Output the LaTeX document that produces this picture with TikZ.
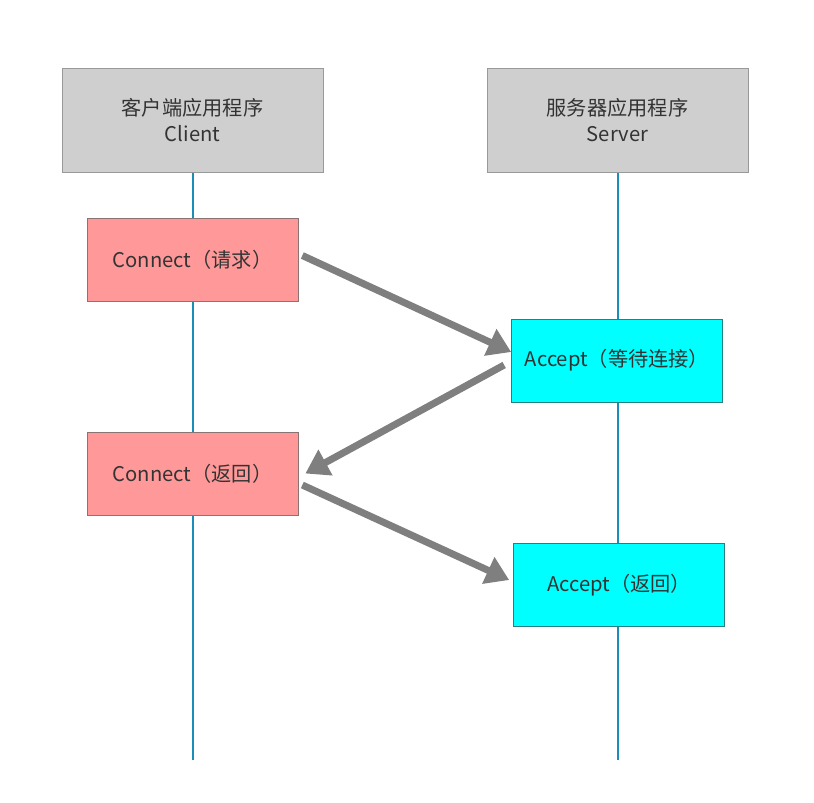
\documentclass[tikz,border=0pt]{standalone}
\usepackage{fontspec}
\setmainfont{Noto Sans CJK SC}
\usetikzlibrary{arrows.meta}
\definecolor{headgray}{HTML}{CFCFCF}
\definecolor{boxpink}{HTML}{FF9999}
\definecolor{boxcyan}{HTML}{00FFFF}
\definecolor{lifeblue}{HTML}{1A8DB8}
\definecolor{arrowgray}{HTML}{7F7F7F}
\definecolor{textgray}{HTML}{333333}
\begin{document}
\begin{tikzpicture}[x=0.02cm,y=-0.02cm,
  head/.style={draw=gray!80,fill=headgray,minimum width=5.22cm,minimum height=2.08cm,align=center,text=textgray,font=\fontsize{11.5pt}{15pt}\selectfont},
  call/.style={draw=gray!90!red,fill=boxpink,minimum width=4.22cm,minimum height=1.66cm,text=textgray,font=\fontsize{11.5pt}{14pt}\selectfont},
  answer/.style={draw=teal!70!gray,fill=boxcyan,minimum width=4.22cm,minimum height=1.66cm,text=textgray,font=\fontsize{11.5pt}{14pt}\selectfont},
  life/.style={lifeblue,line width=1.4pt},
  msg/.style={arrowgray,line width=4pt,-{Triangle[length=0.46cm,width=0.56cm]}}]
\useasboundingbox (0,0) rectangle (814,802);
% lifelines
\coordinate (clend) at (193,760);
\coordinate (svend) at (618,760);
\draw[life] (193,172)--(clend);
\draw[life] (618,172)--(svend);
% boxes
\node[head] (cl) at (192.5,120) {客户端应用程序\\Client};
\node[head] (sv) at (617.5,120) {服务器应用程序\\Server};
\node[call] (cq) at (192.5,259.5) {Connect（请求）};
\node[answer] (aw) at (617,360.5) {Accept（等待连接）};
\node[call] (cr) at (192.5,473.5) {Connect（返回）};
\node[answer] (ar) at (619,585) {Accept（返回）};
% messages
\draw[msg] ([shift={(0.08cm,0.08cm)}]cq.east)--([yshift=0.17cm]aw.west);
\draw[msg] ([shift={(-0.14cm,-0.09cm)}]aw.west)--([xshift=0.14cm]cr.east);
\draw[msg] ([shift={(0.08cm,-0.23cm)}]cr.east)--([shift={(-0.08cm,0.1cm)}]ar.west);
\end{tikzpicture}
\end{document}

EXERCISE PROMPT -
Reproduce the full listing above verbatim, with no pictures included.

RESULT -
Output the LaTeX document that produces this picture with TikZ.
\documentclass[tikz,border=0pt]{standalone}
\usepackage{fontspec}
\setmainfont{Noto Sans CJK SC}
\usetikzlibrary{arrows.meta}
\definecolor{headgray}{HTML}{CFCFCF}
\definecolor{boxpink}{HTML}{FF9999}
\definecolor{boxcyan}{HTML}{00FFFF}
\definecolor{lifeblue}{HTML}{1A8DB8}
\definecolor{arrowgray}{HTML}{7F7F7F}
\definecolor{textgray}{HTML}{333333}
\begin{document}
\begin{tikzpicture}[x=0.02cm,y=-0.02cm,
  head/.style={draw=gray!80,fill=headgray,minimum width=5.22cm,minimum height=2.08cm,align=center,text=textgray,font=\fontsize{11.5pt}{15pt}\selectfont},
  call/.style={draw=gray!90!red,fill=boxpink,minimum width=4.22cm,minimum height=1.66cm,text=textgray,font=\fontsize{11.5pt}{14pt}\selectfont},
  answer/.style={draw=teal!70!gray,fill=boxcyan,minimum width=4.22cm,minimum height=1.66cm,text=textgray,font=\fontsize{11.5pt}{14pt}\selectfont},
  life/.style={lifeblue,line width=1.4pt},
  msg/.style={arrowgray,line width=4pt,-{Triangle[length=0.46cm,width=0.56cm]}}]
\useasboundingbox (0,0) rectangle (814,802);
% lifelines
\coordinate (clend) at (193,760);
\coordinate (svend) at (618,760);
\draw[life] (193,172)--(clend);
\draw[life] (618,172)--(svend);
% boxes
\node[head] (cl) at (192.5,120) {客户端应用程序\\Client};
\node[head] (sv) at (617.5,120) {服务器应用程序\\Server};
\node[call] (cq) at (192.5,259.5) {Connect（请求）};
\node[answer] (aw) at (617,360.5) {Accept（等待连接）};
\node[call] (cr) at (192.5,473.5) {Connect（返回）};
\node[answer] (ar) at (619,585) {Accept（返回）};
% messages
\draw[msg] ([shift={(0.08cm,0.08cm)}]cq.east)--([yshift=0.17cm]aw.west);
\draw[msg] ([shift={(-0.14cm,-0.09cm)}]aw.west)--([xshift=0.14cm]cr.east);
\draw[msg] ([shift={(0.08cm,-0.23cm)}]cr.east)--([shift={(-0.08cm,0.1cm)}]ar.west);
\end{tikzpicture}
\end{document}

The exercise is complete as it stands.